Claim Thrown Out as conflict of evidence,Judge said.

Four Courts, Dublin

8 July 2020

The judge said there had been a direct conflict of evidence and opinion

A judge has dismissed a €60,000 compensation claim brought on behalf of a three-year-old child who fell and cut his bottom lip while running in a restaurant.

Judge John O’Connor said yesterday that little Evan Davis was not on a “moisture and dust control mat” – which was blamed for having caused his fall – when he fell and hurt himself in Subway in the Carrickmines Shopping Centre in Dublin three years ago.

Judge O’Connor told the Circuit Civil Court the evidence before him had fallen short of proving negligence.

The judge said there had been a direct conflict of evidence and opinion between forensic engineers Conor McGuire, for the company, and David Brown, on behalf of the boy, as to how the incident might or might not have occurred.
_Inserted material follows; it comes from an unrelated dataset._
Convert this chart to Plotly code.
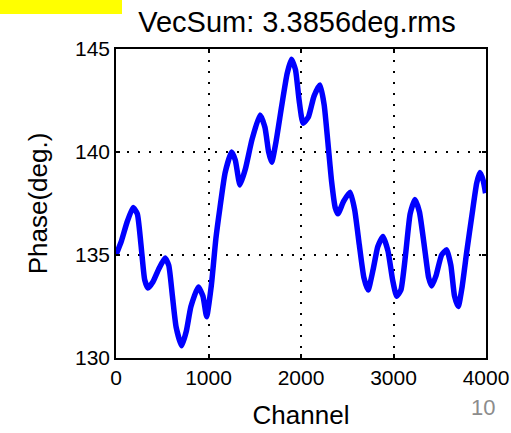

He said the court was convinced Evan was not on the mat when he fell.

Conor Roberts, for Beacon Mart Limited, the then-proprietor of Carrickmines Subway, told the court the boy had been running towards the exit and was not on the mat – which was alleged to have had ripples, ridges or ruffles running through it – when he fell.

Mr Roberts asked the boy’s father, Barry Davis, of Beacon South Quarter, Sandyford, Dublin, if he was trying to convince the judge that his three-year-old boy had never previously fallen.

Mr Davis replied: “No, but he never had a fall similar to that one or anything close.”

He agreed with Mr Roberts that Evan, who sued through his mother Sinead Davis, had to have the use of a child’s high-chair while at the table.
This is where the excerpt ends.